Starfish · September 27, 2018, 5:45am

So something to remember, is it is all proportional. If you have a million or 10 million files, then yeah, you need a beast. But for 60 000+ files, I would think a quad core with 8Gig Memory should suffice in building your indices. The compromise for money will be speed, so if you are willing to wait a little bit longer during the initial build, it does not have to be a beast. As I said the initial build might take a bit longer, but after that the machine would stand idle if you don’t upload 1000+ each day.

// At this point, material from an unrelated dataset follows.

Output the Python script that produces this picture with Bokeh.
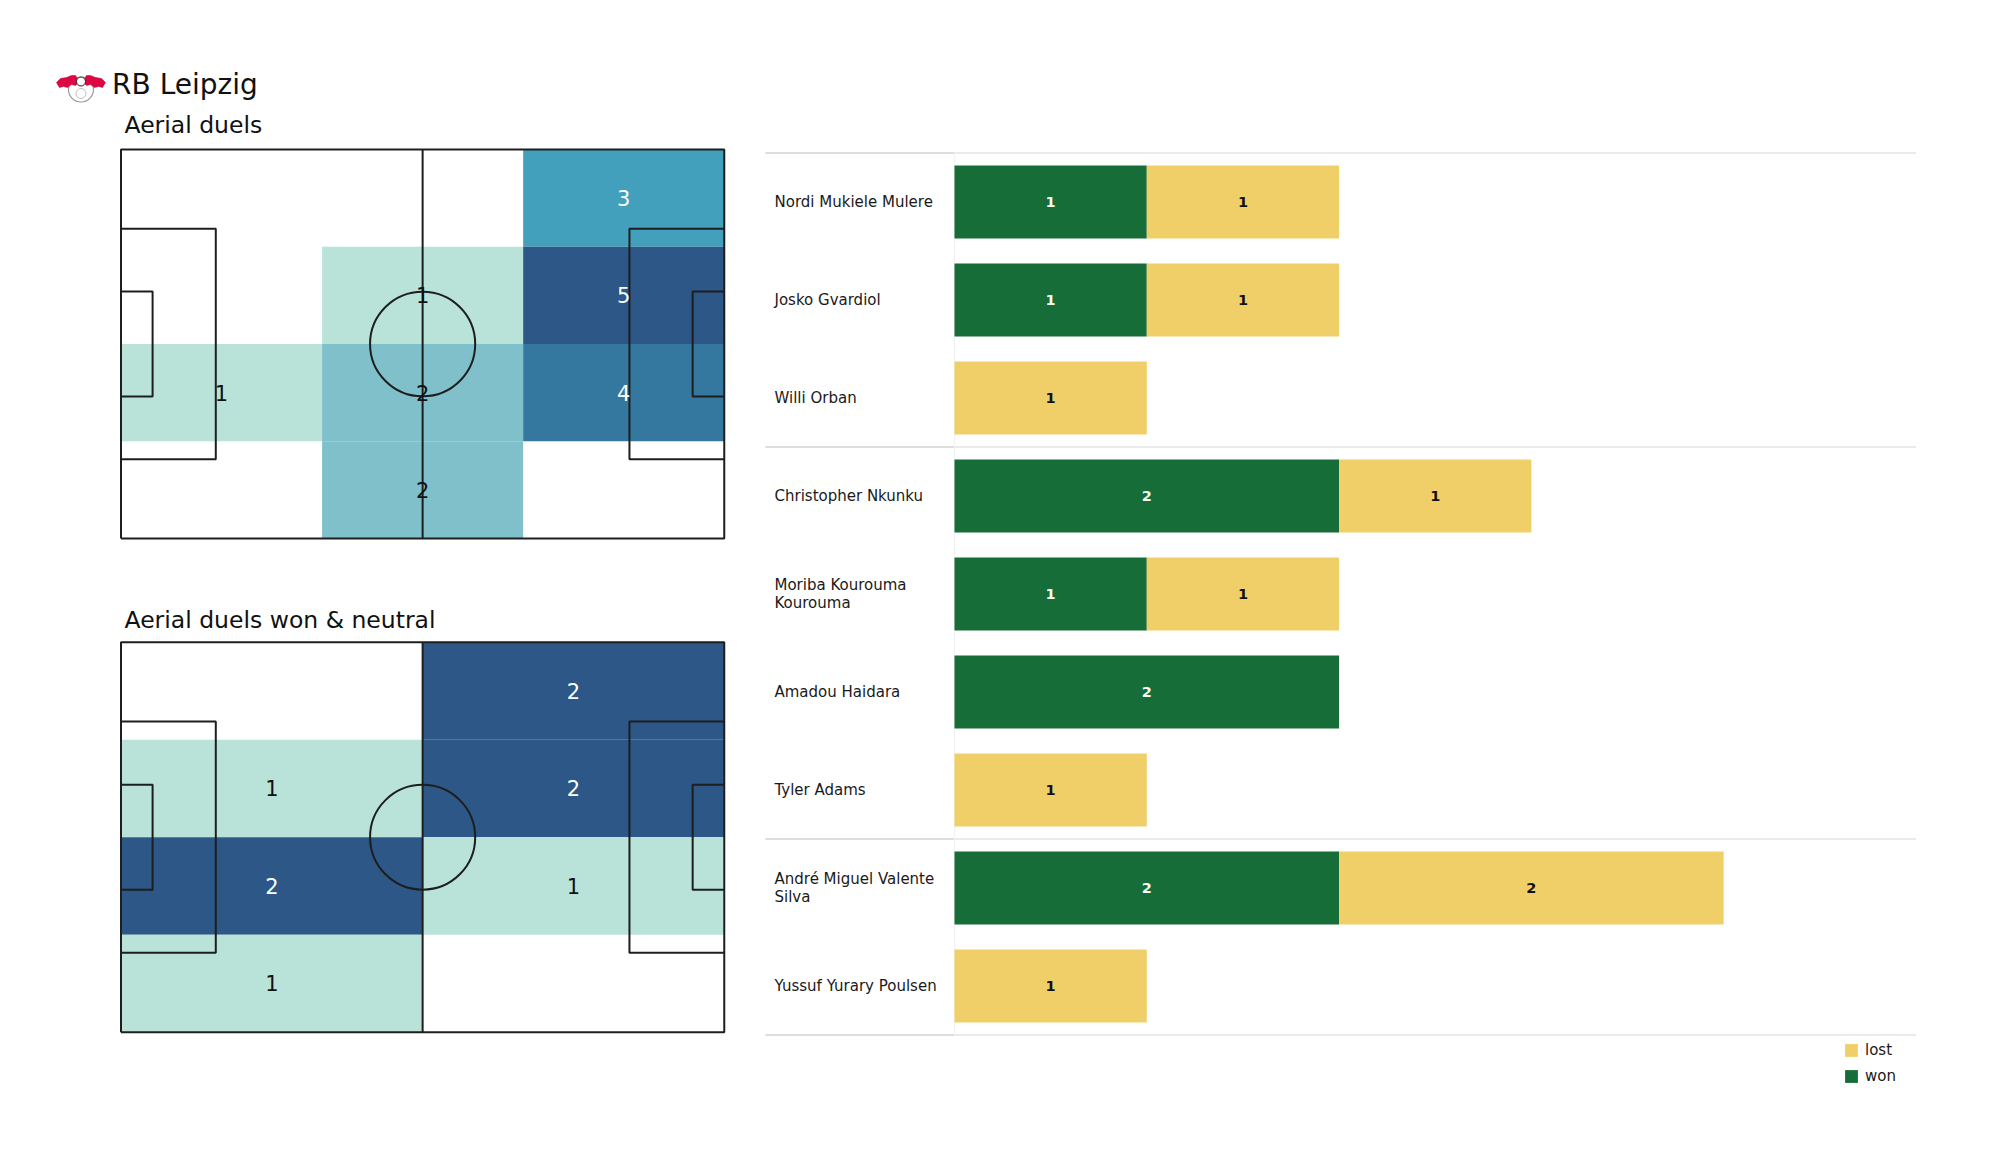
from bokeh.plotting import figure
from bokeh.models import Range1d, ColumnDataSource, Legend, LegendItem, Spacer
from bokeh.layouts import row, column
from bokeh.embed import file_html
from bokeh.resources import INLINE
from bokeh.core.properties import value

# ---------------- data ----------------
team = "RB Leipzig"
pitch_titles = ["Aerial duels", "Aerial duels won & neutral"]
# zone counts, rows listed top -> bottom, columns left -> right
aerial_grid = [[0, 0, 3],
               [0, 1, 5],
               [1, 2, 4],
               [0, 2, 0]]
won_neutral_grid = [[0, 2],
                    [1, 2],
                    [2, 1],
                    [1, 0]]

players = ["Nordi Mukiele Mulere", "Josko Gvardiol", "Willi Orban",
           "Christopher Nkunku", "Moriba Kourouma\nKourouma", "Amadou Haidara",
           "Tyler Adams", "André Miguel Valente\nSilva", "Yussuf Yurary Poulsen"]
positions = ["DF", "DF", "DF", "MF", "MF", "MF", "MF", "FW", "FW"]
won = [1, 1, 0, 2, 1, 2, 0, 2, 0]
lost = [1, 1, 1, 1, 1, 0, 1, 2, 1]
legend_labels = ["lost", "won"]

# ---------------- style ----------------
heat_palette = ["#b9e3d9", "#7fc0ca", "#42a0bd", "#34779f", "#2c5786"]
WON_C = "#166d37"
LOST_C = "#f1cf68"
FONT = "DejaVu Sans"
FONT_V = value(FONT)
LINE_C = "#1e1e1e"
PITCH_L, PITCH_W = 105.0, 68.0

X_RANGE = (-19.58, 109.22)
SX = 5.745  # px per metre
TXT_SHIFT = 9  # baseline correction (px)


def style_blank(p):
    p.axis.visible = False
    p.grid.visible = False
    p.outline_line_color = None
    p.min_border = 0
    p.background_fill_color = "white"
    p.border_fill_color = "white"


def draw_pitch(p, grid):
    nrows, ncols = len(grid), len(grid[0])
    cw, ch = PITCH_L / ncols, PITCH_W / nrows
    vals = [v for r in grid for v in r if v > 0]
    vmin, vmax = min(vals), max(vals)
    q = dict(left=[], right=[], top=[], bottom=[], color=[])
    t = dict(x=[], y=[], text=[], color=[])
    for i, r in enumerate(grid):
        for j, v in enumerate(r):
            if v <= 0:
                continue
            f = (v - vmin) / (vmax - vmin) if vmax > vmin else 1.0
            k = int(round(f * (len(heat_palette) - 1)))
            top = PITCH_W - i * ch
            q["left"].append(j * cw)
            q["right"].append((j + 1) * cw)
            q["top"].append(top)
            q["bottom"].append(top - ch)
            q["color"].append(heat_palette[k])
            t["x"].append((j + 0.5) * cw)
            t["y"].append(top - ch / 2)
            t["text"].append(str(v))
            t["color"].append("white" if f >= 0.5 else "#111111")
    p.quad(left="left", right="right", top="top", bottom="bottom",
           fill_color="color", line_color=None, source=ColumnDataSource(q))

    # pitch markings
    L, W = PITCH_L, PITCH_W
    pb_d, pb_w = 16.5, 40.32
    sb_d, sb_w = 5.5, 18.32
    xs = [[0, L, L, 0, 0], [L / 2, L / 2],
          [0, pb_d, pb_d, 0], [L, L - pb_d, L - pb_d, L],
          [0, sb_d, sb_d, 0], [L, L - sb_d, L - sb_d, L]]
    ys = [[0, 0, W, W, 0], [0, W],
          [(W - pb_w) / 2, (W - pb_w) / 2, (W + pb_w) / 2, (W + pb_w) / 2],
          [(W - pb_w) / 2, (W - pb_w) / 2, (W + pb_w) / 2, (W + pb_w) / 2],
          [(W - sb_w) / 2, (W - sb_w) / 2, (W + sb_w) / 2, (W + sb_w) / 2],
          [(W - sb_w) / 2, (W - sb_w) / 2, (W + sb_w) / 2, (W + sb_w) / 2]]
    p.multi_line(xs=xs, ys=ys, line_color=LINE_C, line_width=2)
    p.ellipse(x=[L / 2], y=[W / 2], width=18.3, height=18.3,
              fill_color=None, line_color=LINE_C, line_width=2)

    p.text(x="x", y="y", text="text", text_color="color", source=ColumnDataSource(t),
           text_align="center", text_baseline="middle",
           text_font=FONT_V, text_font_size="21px")


# ---------- pitch 1 (with team header) ----------
H1 = 567
Y1_TOP, Y1_BOT = 92.648, -6.468
p1 = figure(width=740, height=H1, x_range=Range1d(*X_RANGE), y_range=Range1d(Y1_BOT, Y1_TOP),
            output_backend="svg", toolbar_location=None)
style_blank(p1)
draw_pitch(p1, aerial_grid)
sy1 = H1 / (Y1_TOP - Y1_BOT)


def page_to_p1(px, py):
    return ((px - 8 - 112.5) / SX, Y1_TOP - (py - 8) / sy1)


# logo (decorative)
left_bull = [(56, 82), (60, 78), (66, 77), (71, 75), (75, 75), (77, 78), (78, 82),
             (75, 85), (71, 84), (67, 87), (63, 86), (59, 87)]
right_bull = [(161 - x, y) for x, y in left_bull]
bxs, bys = [], []
for poly in (left_bull, right_bull):
    pts = [page_to_p1(x, y) for x, y in poly]
    bxs.append([a for a, b in pts])
    bys.append([b for a, b in pts])
bx, by = page_to_p1(80.5, 89)
p1.scatter([bx], [by], size=25, marker="circle", fill_color="white",
           line_color="#9a9a9a", line_width=1.2)
p1.patches(xs=bxs, ys=bys, fill_color="#dd0741", line_color="#b0002e", line_width=0.5)
bx2, by2 = page_to_p1(80.5, 81)
p1.scatter([bx2], [by2], size=9, marker="circle", fill_color="white",
           line_color="#222222", line_width=1)
bx3, by3 = page_to_p1(80.5, 93)
p1.scatter([bx3], [by3], size=10, marker="circle", fill_color=None,
           line_color="#c0c0c0", line_width=1)

tx, ty = page_to_p1(111.6, 93 - TXT_SHIFT)
p1.text(x=[tx], y=[ty], text=[team], text_font=FONT_V, text_font_size="28px",
        text_color="#111111", text_baseline="alphabetic")
sx_, sy_ = page_to_p1(124, 133 - TXT_SHIFT)
p1.text(x=[sx_], y=[sy_], text=[pitch_titles[0]], text_font=FONT_V, text_font_size="23.5px",
        text_color="#111111", text_baseline="alphabetic")

# ---------- pitch 2 ----------
H2 = 592
Y2_TOP, Y2_BOT = 79.63, -23.59
p2 = figure(width=740, height=H2, x_range=Range1d(*X_RANGE), y_range=Range1d(Y2_BOT, Y2_TOP),
            output_backend="svg", toolbar_location=None)
style_blank(p2)
draw_pitch(p2, won_neutral_grid)
sy2 = H2 / (Y2_TOP - Y2_BOT)
p2.text(x=[(124 - 8 - 112.5) / SX], y=[Y2_TOP - (628.3 - TXT_SHIFT - 575) / sy2],
        text=[pitch_titles[1]], text_font=FONT_V, text_font_size="23.5px",
        text_color="#111111", text_baseline="alphabetic")

# ---------- bar chart ----------
WB, HB = 1244, 1159
p3 = figure(width=WB, height=HB, x_range=Range1d(-1.0712, 5.398),
            y_range=Range1d(9.852, -1.974), output_backend="svg", toolbar_location=None)
style_blank(p3)

n = len(players)
ys_idx = list(range(n))
total = [w + l for w, l in zip(won, lost)]
src = ColumnDataSource(dict(y=ys_idx, won=won, lost=lost, total=total))

# group separators
bounds = [-0.5] + [i - 0.5 for i in range(1, n) if positions[i] != positions[i - 1]] + [n - 0.5]
p3.segment(x0=[-0.983] * len(bounds), x1=[0] * len(bounds), y0=bounds, y1=bounds,
           line_color="#d2d2d2", line_width=1.5)
p3.segment(x0=[0] * len(bounds), x1=[5.0] * len(bounds), y0=bounds, y1=bounds,
           line_color="#e4e4e4", line_width=1.5)
p3.segment(x0=[0], x1=[0], y0=[bounds[0]], y1=[bounds[-1]], line_color="#f1f1f1", line_width=1)

r_won = p3.hbar(y="y", left=0, right="won", height=0.745, fill_color=WON_C,
                line_color=None, source=src)
r_lost = p3.hbar(y="y", left="won", right="total", height=0.745, fill_color=LOST_C,
                 line_color=None, source=src)

# names
p3.text(x=[-0.936] * n, y=ys_idx, text=players, text_font=FONT_V, text_font_size="15px",
        text_color="#1a1a1a", text_align="left", text_baseline="middle",
        text_line_height=1.05)

# bar value labels
lab = dict(x=[], y=[], text=[], color=[])
for i in range(n):
    if won[i] > 0:
        lab["x"].append(won[i] / 2)
        lab["y"].append(i)
        lab["text"].append(str(won[i]))
        lab["color"].append("#f2fbf4")
    if lost[i] > 0:
        lab["x"].append(won[i] + lost[i] / 2)
        lab["y"].append(i)
        lab["text"].append(str(lost[i]))
        lab["color"].append("#111111")
p3.text(x="x", y="y", text="text", text_color="color", source=ColumnDataSource(lab),
        text_align="center", text_baseline="middle", text_font=FONT_V,
        text_font_size="14.5px", text_font_style="bold")

legend = Legend(items=[LegendItem(label=legend_labels[0], renderers=[r_lost]),
                       LegendItem(label=legend_labels[1], renderers=[r_won])],
                location=(1095, 82))
legend.background_fill_alpha = 0
legend.border_line_color = None
legend.padding = 0
legend.margin = 0
legend.glyph_width = 16
legend.glyph_height = 16
legend.label_height = 16
legend.spacing = 8
legend.label_standoff = 6
legend.label_text_font = FONT
legend.label_text_font_size = "15px"
legend.label_text_color = "#1a1a1a"
p3.add_layout(legend)

layout = column(Spacer(width=1992, height=8),
                row(Spacer(width=8, height=1159), column(p1, p2), p3))
open("out.html", "w").write(file_html(layout, INLINE))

How it works in Nextcloud, from what I have seen in my PoC environment, is that you build the initial index with Elasticsearch, and this can take a long time, or not, depending on your amount of files. I had 5000 files in my PoC, of different types, PDF, doc, odt, excel etc. The indexing took roughly a minute to complete. This was with an ElasticSearch machine with 4 cores and 8GB memory. What happens after this, is that during the normal cron job for Nextcloud which runs every 15 minutes, the index will be updated with all the files added in the last 15 minutes. See this small thread for more info.

I will only presume Tesseract will work the same, but I am not sure.

I hope my above explanation covered this. Please note, the result of the ElasticSearch will only make full text search capable, nothing more. So if you want to do more with it, I think you will need to run a thirdparty (middleware) application outside of Nextcloud for this. HTH.